The next six months were hell watching her slowly die and not being able to do a damn thing about it. It was horrible beyond horrible and there just aren't words in the English language that remotely convey what it is like. She passed on my 5 year sobriety birthday which I will forever believe was not a coincidence.

Actually as bad as it was she was still alive then the real darkness came after she died. I went to places that were so very very dark. Every day for almost two years were a waking nightmare. I was alive but dead inside. There was not a second I wasn't crushed. I would wake horribly sad, go through the day horribly sad, and go to bed horribly sad.

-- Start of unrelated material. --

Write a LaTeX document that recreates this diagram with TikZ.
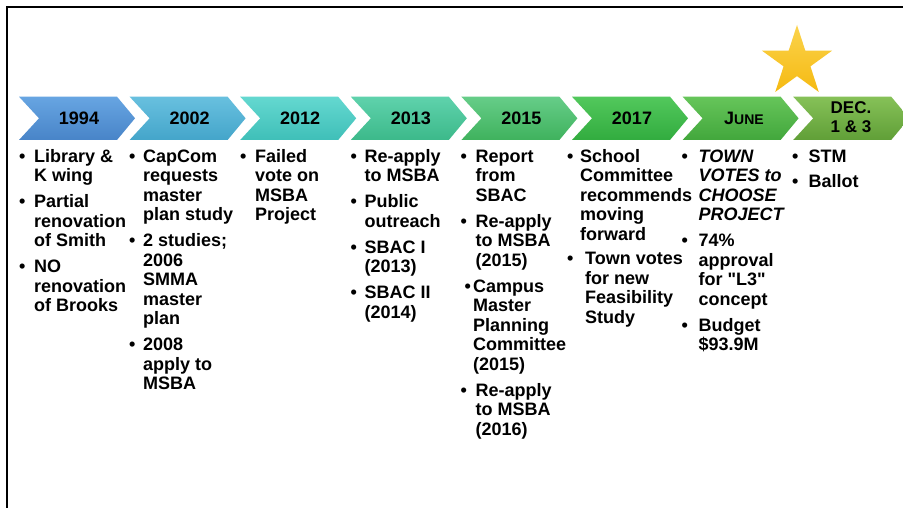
\documentclass[tikz,border=0pt]{standalone}
\usepackage{fontspec}
\setmainfont{Liberation Sans}
\usetikzlibrary{calc}
\definecolor{caT}{HTML}{67A5E2}\definecolor{caB}{HTML}{4884C8}
\definecolor{cbT}{HTML}{68C0DF}\definecolor{cbB}{HTML}{44A5CA}
\definecolor{ccT}{HTML}{64D8D0}\definecolor{ccB}{HTML}{3FBFB8}
\definecolor{cdT}{HTML}{5FD2AC}\definecolor{cdB}{HTML}{3CB98A}
\definecolor{ceT}{HTML}{66CD88}\definecolor{ceB}{HTML}{3FB25D}
\definecolor{cfT}{HTML}{52C85C}\definecolor{cfB}{HTML}{32AC3F}
\definecolor{cgT}{HTML}{66C55A}\definecolor{cgB}{HTML}{42A73C}
\definecolor{chT}{HTML}{86C158}\definecolor{chB}{HTML}{609F37}
\definecolor{starT}{HTML}{FBD34C}\definecolor{starB}{HTML}{F5BA12}
\newcommand\bulx[1]{\makebox[#1pt][l]{\textbullet}}
\newcommand\indx[1]{\hspace*{#1pt}}
\newcommand\sq{\XeTeXglyph\XeTeXcharglyph34\relax}
\tikzset{
  lbl/.style={font=\fontsize{18}{20}\selectfont\bfseries, inner sep=0pt, anchor=base},
  col/.style={font=\fontsize{18}{19.5}\selectfont\bfseries, align=left, inner sep=0pt, anchor=north west},
  frame/.style={line width=2pt, black}
}
\begin{document}
\begin{tikzpicture}[x=1pt,y=-1pt]
\useasboundingbox (0,0) rectangle (903,508);
\fill[white] (0,0) rectangle (903,508);
\clip (0,0) rectangle (903,508);
\draw[frame] (7,508) -- (7,7) -- (904,7);
% chevrons
\foreach \i/\ct/\cb in {0/caT/caB,1/cbT/cbB,2/ccT/ccB,3/cdT/cdB,4/ceT/ceB,5/cfT/cfB,6/cgT/cgB,7/chT/chB}{
  \pgfmathsetmacro\xo{19+110.6*\i}
  \shade[top color=\ct, bottom color=\cb] (\xo,96.7) -- ++(98,0) -- ++(18,21.6) -- ++(-18,21.7) -- ++(-98,0) -- ++(20,-21.7) -- cycle;
}
% star
\coordinate (sc) at (797,62);
\shade[top color=starT, bottom color=starB]
  ($(sc)+(-90:37)$) -- ($(sc)+(-54:14.1)$) -- ($(sc)+(-18:37)$) -- ($(sc)+(18:14.1)$)
  -- ($(sc)+(54:37)$) -- ($(sc)+(90:14.1)$) -- ($(sc)+(126:37)$) -- ($(sc)+(162:14.1)$)
  -- ($(sc)+(198:37)$) -- ($(sc)+(234:14.1)$) -- cycle;
% chevron labels
\node[lbl] (y1994) at (79,125) {1994};
\node[lbl] (y2002) at (189.6,125) {2002};
\node[lbl] (y2012) at (300.2,125) {2012};
\node[lbl] (y2013) at (410.8,125) {2013};
\node[lbl] (y2015) at (521.4,125) {2015};
\node[lbl] (y2017) at (632,125) {2017};
\node[lbl] (yjune) at (744,125) {J\fontsize{14}{14}\selectfont UNE};
\node[lbl, font=\fontsize{17}{17.5}\selectfont\bfseries] (ydec) at (851,113.5) {DEC.};
\node[lbl, font=\fontsize{17}{17.5}\selectfont\bfseries] (ydec2) at (851,133) {1 \& 3};
% columns
\node[col] (c1) at (19,148.4) {\strut\bulx{15}Library \&\\ \indx{15}K wing\\[6.5pt]
  \bulx{15}Partial\\ \indx{15}renovation\\ \indx{15}of Smith\\[6.5pt]
  \bulx{15}NO\\ \indx{15}renovation\\ \indx{15}of Brooks};
\node[col] (c2) at (129,148.4) {\strut\bulx{14}CapCom\\ \indx{14}requests\\ \indx{14}master\\ \indx{14}plan study\\[6.5pt]
  \bulx{14}2 studies;\\ \indx{14}2006\\ \indx{14}SMMA\\ \indx{14}master\\ \indx{14}plan\\[6.5pt]
  \bulx{14}2008\\ \indx{14}apply to\\ \indx{14}MSBA};
\node[col] (c3) at (240,148.4) {\strut\bulx{15}Failed\\ \indx{15}vote on\\ \indx{15}MSBA\\ \indx{15}Project};
\node[col] (c4) at (350.5,148.4) {\strut\bulx{14}Re-apply\\ \indx{14}to MSBA\\[6.5pt]
  \bulx{14}Public\\ \indx{14}outreach\\[6.5pt]
  \bulx{14}SBAC I\\ \indx{14}(2013)\\[6.5pt]
  \bulx{14}SBAC II\\ \indx{14}(2014)};
\node[col] (c5) at (460.5,148.4) {\strut\bulx{15}Report\\ \indx{15}from\\ \indx{15}SBAC\\[6.5pt]
  \bulx{15}Re-apply\\ \indx{15}to MSBA\\ \indx{15}(2015)\\[6.5pt]
  \indx{4}\bulx{8.5}Campus\\ \indx{12.5}Master\\ \indx{12.5}Planning\\ \indx{12.5}Committee\\ \indx{12.5}(2015)\\[6.5pt]
  \bulx{15}Re-apply\\ \indx{15}to MSBA\\ \indx{15}(2016)};
\node[col] (c6) at (567,148.4) {\strut\bulx{13}School\\ \indx{13}Committee\\ \indx{13}recommends\\ \indx{13}moving\\ \indx{13}forward\\[5pt]
  \bulx{18}Town votes\\ \indx{18}for new\\ \indx{18}Feasibility\\ \indx{18}Study};
\node[col] (c7) at (681.5,148.4) {\strut\bulx{17}\textit{TOWN}\\ \indx{17}\textit{VOTES to}\\ \indx{17}\textit{CHOOSE}\\ \indx{17}\textit{PROJECT}\\[6.5pt]
  \bulx{17}74\%\\ \indx{17}approval\\ \indx{17}for \sq L3\sq\\ \indx{17}concept\\[6.5pt]
  \bulx{17}Budget\\ \indx{17}\$93.9M};
\node[col] (c8) at (792,148.4) {\strut\bulx{16.5}STM\\[6pt] \bulx{16.5}Ballot};
\end{tikzpicture}
\end{document}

Although I wouldn't wish my tragedy on my worst enemy I have grown and my sobriety stronger than it ever has been. I thought I would post a few things I have learned.
  1. There is no problem alcohol won't make worse
  2. Hard times are something we must go through. There simply are no short cuts
  3. There are many reasons to drink. Some would say even some good ones but we all know where that first drink will lead us which is the black hole of alcoholism
  4. The time to have a sobriety plan in place is before you need it
  5. Lean on people. They want to help so let them
  6. There are many many days where simply getting out of bed is a huge accomplishment.
  7. Keep doing whatever you have been doing that has kept you sober no matter how much you just want to crawl in a hole and die
  8. If you have a God in your life pray
  9. Use professional help

Today I'm still very sad but I'm able to experience joy as well. I discovered you can be happy and sad at the same time. My 8 year anniversary is coming up and the 3 year anniversary of her death so I'm thinking about what a journey this has been.